Y en cierto modo lo conseguimos. Reivindicarnos como pueblo catalán frente a los que trataban de monopolizarlo hasta el punto que convertimos en subversivo lo que venía siendo norma y que jamás debió haberse contemplado como natural: que el nacionalismo hablara en nombre de Cataluña. Por eso aquel día fue lo más parecido a la ‘normalización’ o al ‘encaje’ que se ha hecho nunca en relación al desafío independentista, porque se dejó claro que la parte afectada no era el impersonal Estado español, sino la mitad de los catalanes cansados de ceder, hartos de tener que medir sus demandas en relación a las de los que quieren romper con España, casi condenados a esconder su sentimiento de pertenencia al proyecto común español que estaba amenazado como nunca antes.

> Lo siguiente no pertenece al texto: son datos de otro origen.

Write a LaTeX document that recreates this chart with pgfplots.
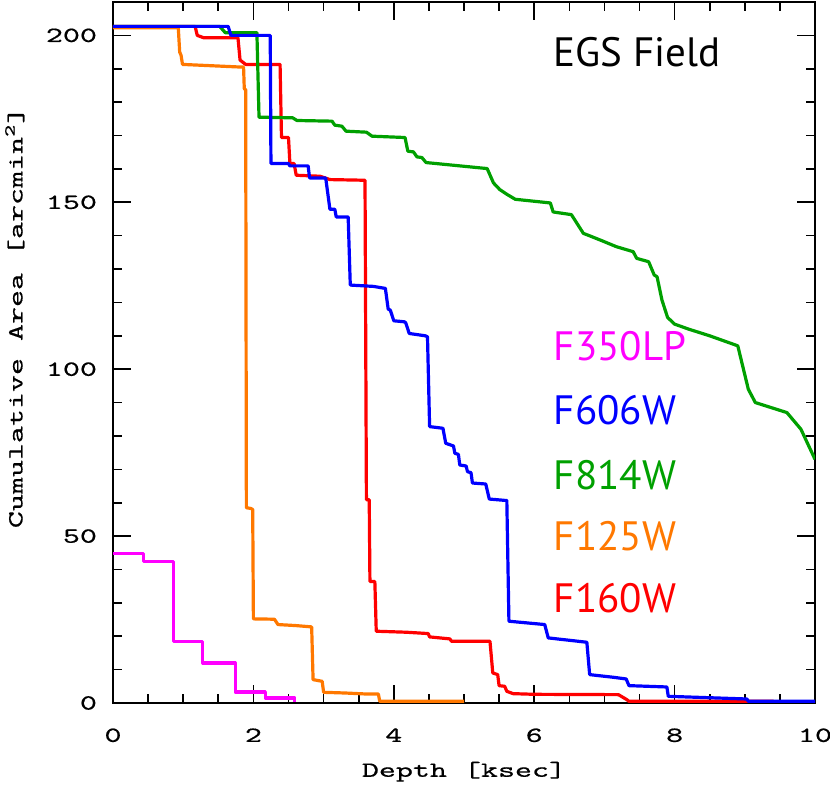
\documentclass[border=0pt]{standalone}
\usepackage{fontspec}
\setmainfont{PT Sans}
\newfontfamily\smfont{Latin Modern Mono}[FakeStretch=1.5, FakeBold=0.6]
\usepackage{pgfplots}
\pgfplotsset{compat=1.18}

\definecolor{cmag}{RGB}{255,0,255}
\definecolor{cblue}{RGB}{0,0,255}
\definecolor{cgreen}{RGB}{0,160,0}
\definecolor{corange}{RGB}{255,120,0}
\definecolor{cred}{RGB}{255,0,0}

\begin{document}
\begin{tikzpicture}
\begin{axis}[
    width=351pt, height=350.5pt, scale only axis,
    xmin=0, xmax=10, ymin=0, ymax=210,
    xtick={0,2,...,10}, minor x tick num=3,
    ytick={0,50,...,200}, minor y tick num=4,
    tick align=inside,
    major tick length=9pt, minor tick length=4.5pt,
    every tick/.style={black, line width=0.8pt},
    axis line style={line width=1.2pt},
    tick label style={font=\smfont\fontsize{10.8}{12}\selectfont},
    /pgf/number format/assume math mode=true,
    xticklabel style={yshift=-9.2pt},
    yticklabel style={xshift=-4.5pt},
    label style={font=\smfont\fontsize{10.8}{12}\selectfont},
    xlabel={Depth [ksec]},
    ylabel={Cumulative Area [arcmin\textsuperscript{2}]},
    xlabel style={at={(axis description cs:0.5,-0.098)}, anchor=center},
    ylabel style={at={(axis description cs:-0.14,0.55)}, anchor=center},
    every axis plot/.append style={line width=1.6pt, line join=round},
]
% F350LP
\addplot[cmag] coordinates {
(0,44.7)(0.43,44.7)(0.43,42.3)(0.86,42.3)(0.86,18.5)(1.28,18.5)(1.28,12.0)
(1.74,12.0)(1.74,3.3)(2.17,3.3)(2.17,1.5)(2.59,1.5)(2.59,0.3)};
% F125W
\addplot[corange] coordinates {
(0,202.3)(0.93,202.3)(0.95,195)(0.97,194)(0.99,191.3)(1.83,190.5)(1.86,190.5)
(1.87,184)(1.89,183.7)(1.90,58.5)(1.96,58.3)(1.99,58)(2.0,25.2)(2.30,25.1)
(2.35,23.5)(2.6,23.2)(2.83,22.8)(2.85,7.0)(2.98,6.5)(3.0,3.2)(3.3,3.0)
(3.6,2.7)(3.78,2.7)(3.8,0.5)(5.0,0.5)};
% F160W
\addplot[cred] coordinates {
(0,202.7)(1.17,202.7)(1.20,200)(1.29,199.3)(1.78,199.3)(1.81,192.6)(1.89,191.3)
(2.38,191.3)(2.40,169.4)(2.50,169.4)(2.52,161.6)(2.58,161.6)(2.61,158.1)
(2.95,157.8)(3.09,156.8)(3.59,156.6)(3.61,60.9)(3.65,60.9)(3.66,36.4)
(3.73,36.4)(3.75,21.5)(4.18,21.2)(4.49,20.8)(4.51,19.8)(4.80,19.2)(4.82,18.5)
(5.37,18.5)(5.41,9.0)(5.48,8.5)(5.50,5.2)(5.58,5.0)(5.61,3.5)(5.70,2.8)
(6.0,2.6)(7.20,2.5)(7.32,1.0)(7.35,0.5)(9.41,0.5)};
% F814W
\addplot[cgreen] coordinates {
(0,202.7)(1.52,202.7)(1.60,200.8)(2.05,200.8)(2.08,175.5)(2.56,175.3)
(2.62,174.5)(3.12,174.3)(3.16,173.1)(3.26,172.8)(3.32,171.3)(3.61,171.0)
(3.69,169.8)(4.16,169.4)(4.20,165.3)(4.28,165.1)(4.33,163.6)(4.40,163.4)
(4.46,161.9)(5.33,160.1)(5.42,155.8)(5.51,153.8)(5.61,152.4)(5.73,150.9)
(6.23,149.8)(6.27,147.1)(6.53,146.3)(6.70,140.7)(6.94,138.7)(7.17,136.7)
(7.41,135.2)(7.46,133.2)(7.63,132.2)(7.71,128.2)(7.75,127.7)(7.82,120.7)
(7.9,115.5)(8.0,113.5)(8.2,112)(8.5,110)(8.9,107)(9.05,94)(9.15,90)(9.6,87)(9.8,82)(10,73)};
% F606W
\addplot[cblue] coordinates {
(0,202.7)(1.64,202.7)(1.68,200)(2.24,200)(2.25,161.6)(2.50,161.6)(2.52,160.9)
(2.78,160.9)(2.80,157.3)(3.03,157.3)(3.09,147.9)(3.16,147.9)(3.18,145.6)
(3.35,145.6)(3.38,125.2)(3.71,124.8)(3.88,124.2)(3.92,118)(3.95,117.7)
(4.00,114.5)(4.15,114.2)(4.17,113.9)(4.22,110.7)(4.45,110.0)(4.48,109.7)
(4.51,82.8)(4.70,82.3)(4.74,77.8)(4.85,77.0)(4.87,74.8)(4.92,74.5)(4.94,71.3)
(5.03,71.0)(5.05,69.3)(5.10,69.0)(5.12,65.9)(5.31,65.6)(5.36,61.1)(5.58,60.7)
(5.61,60.7)(5.64,24.5)(6.15,23.5)(6.20,19.5)(6.75,18.2)(6.79,8.5)(7.13,7.7)
(7.31,7.2)(7.35,5.2)(7.89,4.8)(7.91,2.0)(9.03,1.2)(9.05,0.5)(10,0.5)};

\node[anchor=west, font=\fontsize{20.5}{24}\selectfont] at (axis cs:6.18,194.9) {EGS Field};
\node[anchor=west, text=cmag, font=\fontsize{20.5}{24}\selectfont] at (axis cs:6.18,107) {F350LP};
\node[anchor=west, text=cblue, font=\fontsize{20.5}{24}\selectfont] at (axis cs:6.18,87.7) {F606W};
\node[anchor=west, text=cgreen, font=\fontsize{20.5}{24}\selectfont] at (axis cs:6.18,68.4) {F814W};
\node[anchor=west, text=corange, font=\fontsize{20.5}{24}\selectfont] at (axis cs:6.18,50.1) {F125W};
\node[anchor=west, text=cred, font=\fontsize{20.5}{24}\selectfont] at (axis cs:6.18,31.3) {F160W};
\end{axis}
\pgfresetboundingbox
\path[use as bounding box] ([xshift=-56.5pt,yshift=-42pt]current axis.south west)
    rectangle ([xshift=7.5pt,yshift=1pt]current axis.north east);
\end{tikzpicture}
\end{document}
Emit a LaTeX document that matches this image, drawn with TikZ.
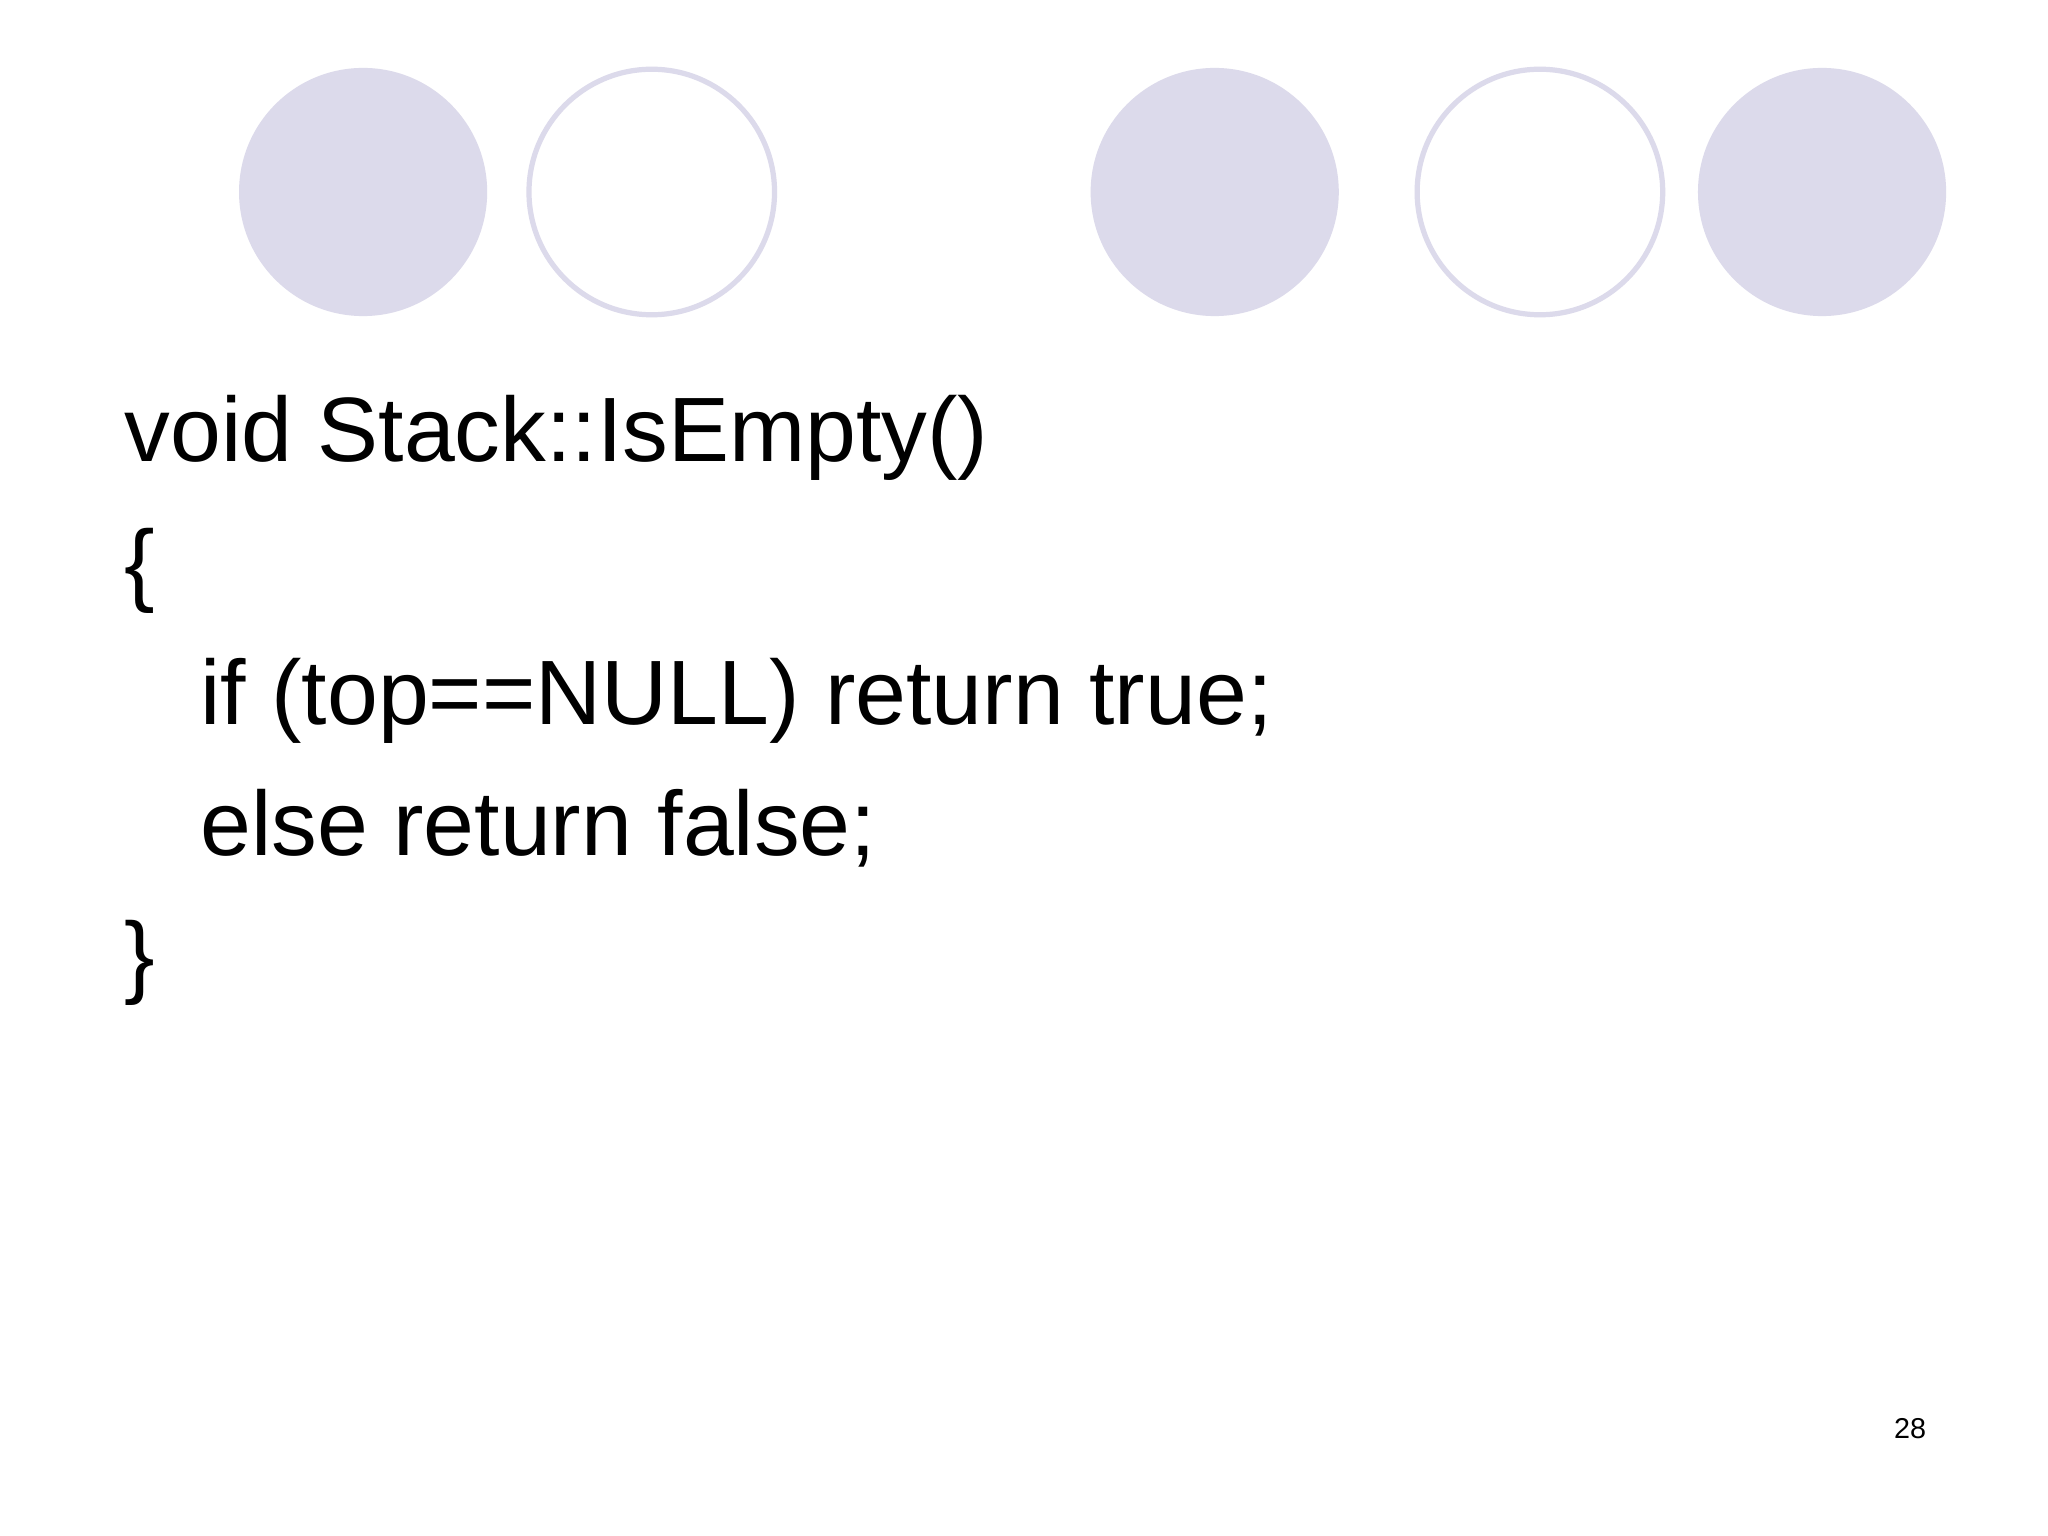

Un año después no podemos ni debemos permitir que aquello quede en una anécdota. Ojalá nunca más tengamos que salir a legitimarnos como interlocutores para hacernos visibles ante los desplantes del nacionalismo, pero no echemos por tierra lo logrado. El punto de partida para solucionar la crisis catalana está allí y no es un capricho arbitrario ni una manía reivindicar la fecha. No podemos, como pide el independentismo, evitar las consecuencias judiciales de quienes irresponsablemente provocaron esa situación, pero el separatismo sí puede y debe respetarnos. Y hago extensiva la demanda a cualquier actor político con voluntad de solucionarlo: recuerden aquellas fechas y el testimonio de tantos catalanes hastiados. Entonces muchos ciudadanos de otras partes de España nos acompañaron ante el reproche del nacionalismo. Yo lo agradezco y pido que, por largo que pueda ser el camino, no se borren de lo que ocurre, para que no vuelva a ser norma el dogma nacionalista de que lo que ocurre en Cataluña es cosa de los nacionalistas.